Eventually, he realized he had to share his unusual collection of early Americana with the public. He searched Philadelphia’s old Society Hill section for a suitable museum site.
          “The area was in the throes of refurbishing,” he says, “and I suffered many a stubbed toe stumbling over debris and old bricks. But I finally found the perfect place.”
          It was the two-centuries-old Abercrombie house at 270 South Second Street. A warehouse for years, it was a shambles.
          “But it still had the dignity that its builder, Captain James Abercrombie Sr., had meant it to have,” Perelman explains. “And I knew that my antique toys belonged there.”
          Restoration of the five-story building took two years, The Perelman Antique Toy Museum opened in 1969. Every week, more than 300 visitors, from five to 95, sign the log book.

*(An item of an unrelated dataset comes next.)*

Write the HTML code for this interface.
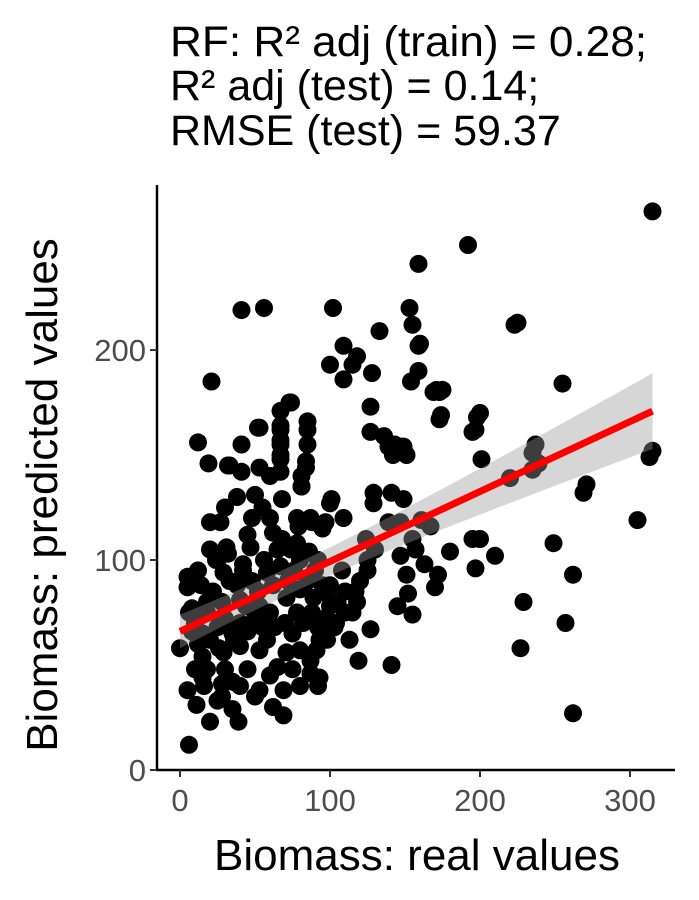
<!DOCTYPE html>
<html><head><meta charset="utf-8"><style>
html,body{margin:0;padding:0;background:#fff;}
svg{display:block;font-family:"Liberation Sans",sans-serif;}
</style></head><body>
<svg id="chart" width="699" height="900" viewBox="0 0 699 900">
<g font-size="43" fill="#000">
<text x="170" y="56" textLength="477" lengthAdjust="spacingAndGlyphs">RF: R² adj (train) = 0.28;</text>
<text x="170" y="100">R² adj (test) = 0.14;</text>
<text x="170" y="145">RMSE (test) = 59.37</text>
</g>
<g id="points"></g>
<g id="band"></g>
<g id="fit"></g>
<line x1="157" y1="185" x2="157" y2="771" stroke="#000" stroke-width="2.5"/>
<line x1="156" y1="770" x2="675" y2="770" stroke="#000" stroke-width="2.5"/>
<g id="xticks"></g>
<g id="yticks"></g>
<text x="417" y="870" font-size="44" text-anchor="middle">Biomass: real values</text>
<text transform="translate(57,495) rotate(-90)" font-size="44" text-anchor="middle">Biomass: predicted values</text>
</svg>
<script>
const xs = [315,192,159,41,56,102,133,223,21,255,109,115,100,109,153,155,159,154,159,169,173,173,198,195,127,136,143,147,151,73,12,19,41,33,67,67,67,67,53,85,85,313,235,235,269,305,262,257,262,227,229,249,210,197,195,200,180,271,315,225,237,239,220,201,197,200,174,171,175,160,118,128,127,139,149,142,85,84,81,81,101,129,129,141,149,139,147,161,167,155,157,147,163,172,151,170,152,145,155,127,113,119,141,87,93,109,97,78,87,124,117,103,93,110,120,125,105,115,125,130,100,108,118,74,32,41,53,60,52,67,67,67,67,84,81,50,68,100,27,45,62,79,88,95,20,31,47,65,78,5,5,29,42,58,67,8,18,40,53,71,80,89,98,0,15,29,40,53,71,80,91,65,87,92,5,15,28,40,53,69,11,25,35,20,39,69,6,10,15,20,25,30,35,40,45,50,55,22,28,33,38,48,52,60,63,12,18,26,36,44,58,8,14,24,32,42,56,62,70,75,78,82,88,92,96,72,76,85,90,95,100,98,104,110,80,86,92,74,68,60,55,48,38,30,20,25,12,6,10,18,30,45,60,75,80,28,50,62,16,35];
const ys = [266,250,241,219,220,220,209,212,185,184,202,193,193,186,220,212,202,185,190,180,180,167,168,161,173,159,155,154,150,175,156,146,155,145,171,164,157,150,163,162,155,149,151,143,132,119,93,70,27,58,80,108,102,96,110,110,104,136,152,213,155,146,139,148,162,170,169,181,181,203,197,189,161,154,154,150,166,147,140,135,129,132,127,132,129,118,118,119,116,110,105,102,98,93,93,87,84,78,74,67,62,52,50,52,44,120,118,120,120,110,85,68,62,85,90,95,80,75,100,105,88,95,80,175,145,142,144,140,163,162,155,148,142,144,135,131,129,127,118,112,113,116,118,115,105,106,106,105,108,92,87,94,95,94,97,77,80,81,78,82,86,82,84,58,54,56,59,57,56,57,57,49,46,40,38,44,41,40,38,38,31,33,29,23,23,26,12,70,65,62,68,72,65,70,66,72,68,85,80,90,88,90,85,75,68,60,75,58,62,78,62,66,88,100,103,98,100,88,70,65,75,70,75,68,72,90,95,90,95,88,78,62,70,75,100,104,100,105,110,120,125,120,130,125,118,100,95,75,48,48,48,48,45,48,40,35,35,30,40,42];
const fitIntercept = [66];
const fitSlope = [0.333];
const fitRange = [0, 315];
const xTickVals = [0,100,200,300];
const yTickVals = [0,100,200];

const X = v => 180 + v*1.5;
const Y = v => 770 - v*2.1;
const NS = 'http://www.w3.org/2000/svg';
function mk(tag, attrs, parent){const e=document.createElementNS(NS,tag);for(const k in attrs)e.setAttribute(k,attrs[k]);parent.appendChild(e);return e;}

const pg = document.getElementById('points');
for (let i=0;i<xs.length;i++){
  const c = mk('circle',{cx:X(xs[i]),cy:Y(ys[i]),r:9,fill:'#000'},pg);
  
  
}
const xm = 70;
const hw = x => Math.sqrt(41 + 0.00472*(x-xm)*(x-xm));
const f = x => fitIntercept[0] + fitSlope[0]*x;
let up=[], lo=[];
for (let k=0;k<=40;k++){const x=fitRange[0]+(fitRange[1]-fitRange[0])*k/40;up.push(X(x)+','+Y(f(x)+hw(x)));lo.unshift(X(x)+','+Y(f(x)-hw(x)));}
const band = mk('polygon',{points:up.concat(lo).join(' '),fill:'#999','fill-opacity':0.4},document.getElementById('band'));


const ln = mk('line',{x1:X(fitRange[0]),y1:Y(f(fitRange[0])),x2:X(fitRange[1]),y2:Y(f(fitRange[1])),stroke:'#ff0000','stroke-width':7},document.getElementById('fit'));



const xt = document.getElementById('xticks');
xTickVals.forEach(v=>{
  const t = mk('line',{x1:X(v),x2:X(v),y1:770,y2:777,stroke:'#333','stroke-width':2},xt);
  
  
  const l = mk('text',{x:X(v),y:811,'font-size':31,fill:'#4d4d4d','text-anchor':'middle'},xt);
  l.textContent = v;
  
  
});
const yt = document.getElementById('yticks');
yTickVals.forEach(v=>{
  const t = mk('line',{x1:150,x2:157,y1:Y(v),y2:Y(v),stroke:'#333','stroke-width':2},yt);
  
  
  const l = mk('text',{x:146,y:Y(v)+11,'font-size':31,fill:'#4d4d4d','text-anchor':'end'},yt);
  l.textContent = v;
  
  
});
</script>
</body></html>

          Many have fun dropping pennies into reproductions of four once-popular banks. There’s P. T. Barnum’s “Jumbo,” who holds a penny in his trunk until his tail is tipped to shoot the coin into a box on his back. A flick of a button and a horse, penny between his rear hooves, rears up and shoots it into a tiny iron stable.
          With another bank, a twist of a cast-iron monkey’s tail tosses a penny into a gayly painted organ grinder’s hat. With another, you put a penny into a dapper, thumb-sized iron figure’s hand and touch a button – he swishes it into a tiny bank building, deposits it and swooshes out again.
          There are shiny steam engines and bell-ringing fire engines, drab police wagons and gaudy, colored circus carts. Tiny trumpeters toot horns from a tiny chariot. Miniature iron people are both drivers and passengers. There are toy trains of all sizes, and ships, boats and early airplanes.
          “It’s like looking at America’s history of transportation as it bumped along the rutty road of development from an open buckboard to a slick, black Model-T Ford,” says Perelman.
           Many of the cast-iron animated toys are amusing. A tiny Ulysses S. Grant, seated comfortably in a chair, turns his head and puffs out smoke; a preacher in a pulpit exhorts his flock; a minstrel man swings cymbals in his hands. A little wind-up girl plays the piano, and wind-up policemen fast-peddle their bikes after imaginary culprits.
          The museum has a rare collection of animated cap-pistols. Most are ingenious devices with fantastically shaped and decorated handles. Some have figures of men or animals mounted on the barrel. When the trigger is pulled, the figures kick, buck, bite or react in some such way to explode the cap.
           Of the more than 100 types of cap-exploders on display, probably the most fascinating is the Punch and Judy. Pop a cap into Judy’s back and pull the trigger; down comes Punch, his nose rapping Judy’s back to explode the cap.
And then there’s the cat and the claw with a cap that explodes from under the cat’s paw when you pull the trigger.
          “Of course, on the third floor,” explains Perelman, “is the cream of my collection – my banks, especially the mechanical ones.”
          Here, a grand array of tiny figures come to life for a penny and a press of a lever.
          A grandmotherly mask flies off of Red Riding Hood’s wolf, disclosing a fangy beast. A petite ballerina spins from harlequin to harlequin. A small girl skips rope, turning her head from side to side. Jonah, safe in a small boat, pops a penny into the whale’s mouth. A cocky Teddy Roosevelt, on safari in Africa, responds to a penny placed in the muzzle of his rifle by shooting a lion as the penny drops into the bank.
          A bandy-legged frog leaps for the price of a penny. Uncle Sam nods a “thank you” when a coin is placed in his outstretched hand, then he slips it into his carpetbag.
          And there’s the William Tell bank, which uses a real cap to explode when Tell fires a penny at an apple on his son’s head.
“Each of these banks was patented before World War I,” says Perelman.
         
“Although they aren’t so terribly old, they are as hard to find as the proverbial hen’s teeth. This is because so many were donated for scrap during that war.”
          Of the 243 known types of mechanical banks that began appearing in 1867, Perelman has acquired 235, making his collection the largest in the world.
It includes one of the rare Freedman banks. Only six were believed to have been made in 1867. A figure sits at a giant wooden table. When a penny is placed on it, the hand moves the coin into a slot.
          The mechanism is simple. But because it was one of the first banks with moving parts, it sold for the then-staggering sum of $4.50. Today, it is valued at $5,000.
Has the Freedman completed Perelman’s search for antique toys?
“Certainly not,” he replies. “Since all of the toys are in their original condition, I’m constantly looking for ones in as near mint shape as possible.”
          And he’s also seeking an exceedingly rare bank – the Old Woman In The Shoe. It is, of course, a large shoe, surrounded by a host of youngsters and an old woman. A coin placed in a slot and a lever pressed sends the children into motion – pushing and jostling each other.
          He’s seeking it because, as he explains, “Toys of yesteryear, like the toys of today, are the signs of the times. They’re our history. They’re our heritage. They represent our forefathers . . . you know, those people who built our country from scratch.”